Origin
The phrase “Spare the rod, spoil the child” comes from Hudibras, a long satirical poem by Samuel Butler published in three parts (1663, 1664, 1678). The relevant lines appear in Part II, Canto I (1664), in a passage comparing courtship to corporal discipline:
Love is a Boy, by Poets stil’d,
Then Spare the Rod, and spoil the Child.
Butler’s lines treat the saying as a familiar proverb, suggesting it had wider currency in the spoken English of his time, but the wording itself is his.
What the Bible does say
Several verses in the book of Proverbs address parental discipline using the word “rod”:
- Proverbs 13:24 (BSB): “He who spares the rod hates his son, but he who loves him disciplines him diligently.”
- Proverbs 22:15 (BSB): “Foolishness is bound up in the heart of a child; the rod of discipline will drive it far from him.”
- Proverbs 23:13–14 (BSB): “Do not withhold discipline from a child; although you strike him with a rod, he will not die. Strike him with a rod, and you will deliver his soul from Sheol.”

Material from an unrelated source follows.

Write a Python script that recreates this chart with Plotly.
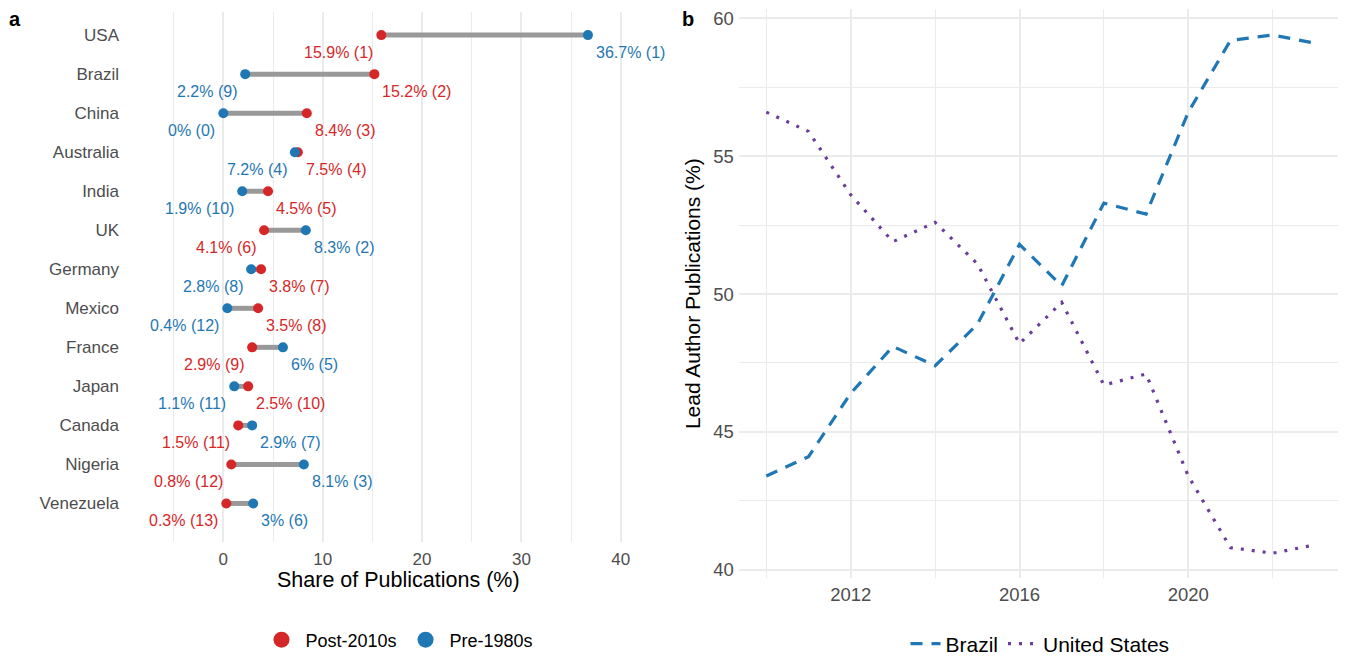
import plotly.graph_objects as go

# ---------------- Panel a data ----------------
countries = ["USA", "Brazil", "China", "Australia", "India", "UK", "Germany",
             "Mexico", "France", "Japan", "Canada", "Nigeria", "Venezuela"]
post_share = [15.9, 15.2, 8.4, 7.5, 4.5, 4.1, 3.8, 3.5, 2.9, 2.5, 1.5, 0.8, 0.3]
post_rank = [1, 2, 3, 4, 5, 6, 7, 8, 9, 10, 11, 12, 13]
pre_share = [36.7, 2.2, 0, 7.2, 1.9, 8.3, 2.8, 0.4, 6, 1.1, 2.9, 8.1, 3]
pre_rank = [1, 9, 0, 4, 10, 2, 8, 12, 5, 11, 7, 3, 6]

# ---------------- Panel b data ----------------
years = [2010, 2011, 2012, 2013, 2014, 2015, 2016, 2017, 2018, 2019, 2020, 2021, 2022, 2023]
brazil = [43.4, 44.1, 46.4, 48.1, 47.4, 48.9, 51.8, 50.3, 53.3, 52.9, 56.6, 59.2, 59.4, 59.1]
usa = [56.6, 55.9, 53.6, 51.9, 52.6, 51.1, 48.2, 49.7, 46.7, 47.1, 43.4, 40.8, 40.6, 40.9]

RED = "#D62728"
BLUE = "#1F77B4"
PURPLE = "#6A3D9A"
SEG = "#999999"
GRID = "#EBEBEB"
TICK = "#4D4D4D"
FONT = "Liberation Sans, Arial, Helvetica, sans-serif"

# figure fits inside the page's default 8px body margin
W, H = 1338, 648
OFF = 8


def px_x(p):
    return (p - OFF) / W


def px_y(p):
    return 1 - (p - OFF) / H


fig = go.Figure()

rows = list(range(len(countries)))

# segments
seg_x, seg_y = [], []
for i in rows:
    seg_x += [pre_share[i], post_share[i], None]
    seg_y += [i, i, None]
fig.add_trace(go.Scatter(x=seg_x, y=seg_y, mode="lines",
                         line=dict(color=SEG, width=5),
                         showlegend=False, hoverinfo="skip",
                         xaxis="x", yaxis="y"))

fig.add_trace(go.Scatter(x=post_share, y=rows, mode="markers",
                         marker=dict(color=RED, size=10),
                         name="Post-2010s", showlegend=False,
                         xaxis="x", yaxis="y"))
fig.add_trace(go.Scatter(x=pre_share, y=rows, mode="markers",
                         marker=dict(color=BLUE, size=10),
                         name="Pre-1980s", showlegend=False,
                         xaxis="x", yaxis="y"))
# legend entries with larger symbols
fig.add_trace(go.Scatter(x=[None], y=[None], mode="markers",
                         marker=dict(color=RED, size=18),
                         name="Post-2010s", legend="legend",
                         xaxis="x", yaxis="y"))
fig.add_trace(go.Scatter(x=[None], y=[None], mode="markers",
                         marker=dict(color=BLUE, size=18),
                         name="Pre-1980s", legend="legend",
                         xaxis="x", yaxis="y"))

annotations = []
for i in rows:
    items = [(post_share[i], post_rank[i], RED), (pre_share[i], pre_rank[i], BLUE)]
    lo = min(items, key=lambda t: t[0])
    hi = max(items, key=lambda t: t[0])
    for (v, r, c), side in ((lo, "right"), (hi, "left")):
        annotations.append(dict(
            x=v, y=i, xref="x", yref="y",
            text=f"{v:g}% ({r})", showarrow=False,
            xanchor=side, yanchor="middle",
            xshift=-6 if side == "right" else 6, yshift=-17,
            font=dict(family=FONT, size=16, color=c)))

# ---------------- Panel b traces ----------------
fig.add_trace(go.Scatter(x=years, y=brazil, mode="lines", name="Brazil",
                         line=dict(color=BLUE, width=3.2, dash="12px,9px"),
                         legend="legend2", xaxis="x2", yaxis="y2"))
fig.add_trace(go.Scatter(x=years, y=usa, mode="lines", name="United States",
                         line=dict(color=PURPLE, width=3.2, dash="3px,8px"),
                         legend="legend2", xaxis="x2", yaxis="y2"))

annotations.append(dict(x=px_x(15), y=px_y(19), xref="paper", yref="paper",
                        text="<b>a</b>", showarrow=False, xanchor="center", yanchor="middle",
                        font=dict(family=FONT, size=20, color="black")))
annotations.append(dict(x=px_x(688), y=px_y(19), xref="paper", yref="paper",
                        text="<b>b</b>", showarrow=False, xanchor="center", yanchor="middle",
                        font=dict(family=FONT, size=20, color="black")))

fig.update_layout(
    width=W, height=H,
    margin=dict(l=0, r=0, t=0, b=0, autoexpand=False),
    paper_bgcolor="white", plot_bgcolor="white",
    font=dict(family=FONT, color=TICK),
    annotations=annotations,
    xaxis=dict(domain=[px_x(123), px_x(672.4)], range=[-10.1, 45.2],
               tickvals=[0, 10, 20, 30, 40], showgrid=True, gridcolor=GRID, gridwidth=1.6,
               minor=dict(tickvals=[-5, 5, 15, 25, 35], showgrid=True, gridcolor=GRID, gridwidth=1.0),
               zeroline=False, showline=False, ticks="", automargin=False, ticklabelstandoff=5,
               ticklabeloverflow="allow",
               tickfont=dict(family=FONT, size=17, color=TICK)),
    yaxis=dict(domain=[px_y(541.7), px_y(11.7)], range=[12.98, -0.6],
               tickvals=rows, ticktext=countries, showgrid=False, automargin=False,
               zeroline=False, showline=False, ticks="", ticklabelstandoff=3,
               ticklabeloverflow="allow",
               tickfont=dict(family=FONT, size=17, color=TICK)),
    xaxis2=dict(domain=[px_x(738.9), px_x(1342.3)], range=[2009.35, 2023.65], anchor="y2",
                tickvals=[2012, 2016, 2020], showgrid=True, gridcolor=GRID, gridwidth=1.6,
                minor=dict(tickvals=[2010, 2014, 2018, 2022], showgrid=True, gridcolor=GRID, gridwidth=1.0),
                zeroline=False, showline=False, ticks="", automargin=False, ticklabelstandoff=3,
                ticklabeloverflow="allow",
                tickfont=dict(family=FONT, size=18.5, color=TICK)),
    yaxis2=dict(domain=[px_y(578), px_y(9.3)], range=[39.7, 60.33], anchor="x2",
                tickvals=[40, 45, 50, 55, 60], showgrid=True, gridcolor=GRID, gridwidth=1.6,
                minor=dict(tickvals=[42.5, 47.5, 52.5, 57.5], showgrid=True, gridcolor=GRID, gridwidth=1.0),
                zeroline=False, showline=False, ticks="", ticklabelstandoff=4, automargin=False,
                ticklabeloverflow="allow",
                tickfont=dict(family=FONT, size=18.5, color=TICK),
                title=dict(text="Lead Author Publications (%)", standoff=6,
                           font=dict(family=FONT, size=21, color="black"))),
    legend=dict(orientation="h", x=px_x(398), xanchor="center", y=px_y(640), yanchor="middle",
                font=dict(family=FONT, size=18, color="black"), itemsizing="trace",
                itemwidth=38, bgcolor="rgba(0,0,0,0)"),
    legend2=dict(orientation="h", x=px_x(1040), xanchor="center", y=px_y(644), yanchor="middle",
                 font=dict(family=FONT, size=21, color="black"), itemwidth=30,
                 bgcolor="rgba(0,0,0,0)"),
)

# x-axis title of panel a placed as an annotation under the panel
fig.add_annotation(x=px_x(398), y=px_y(580), xref="paper", yref="paper",
                   text="Share of Publications (%)", showarrow=False,
                   xanchor="center", yanchor="middle",
                   font=dict(family=FONT, size=21.5, color="black"))

fig.write_html("out.html")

These verses use the word “rod” (Hebrew: שֵׁבֶט, shevet) and discuss parental discipline, but none of them contains the wording of Butler’s proverb. Proverbs 13:24 is the closest in construction.
Why the misattribution persists
The proverb’s wording sits close enough to Proverbs 13:24 that many readers conflate the two. The shared keyword “rod” and the shared subject of parental discipline contribute to the confusion. The proverb has been quoted as Scripture in sermons and parenting books since at least the 19th century.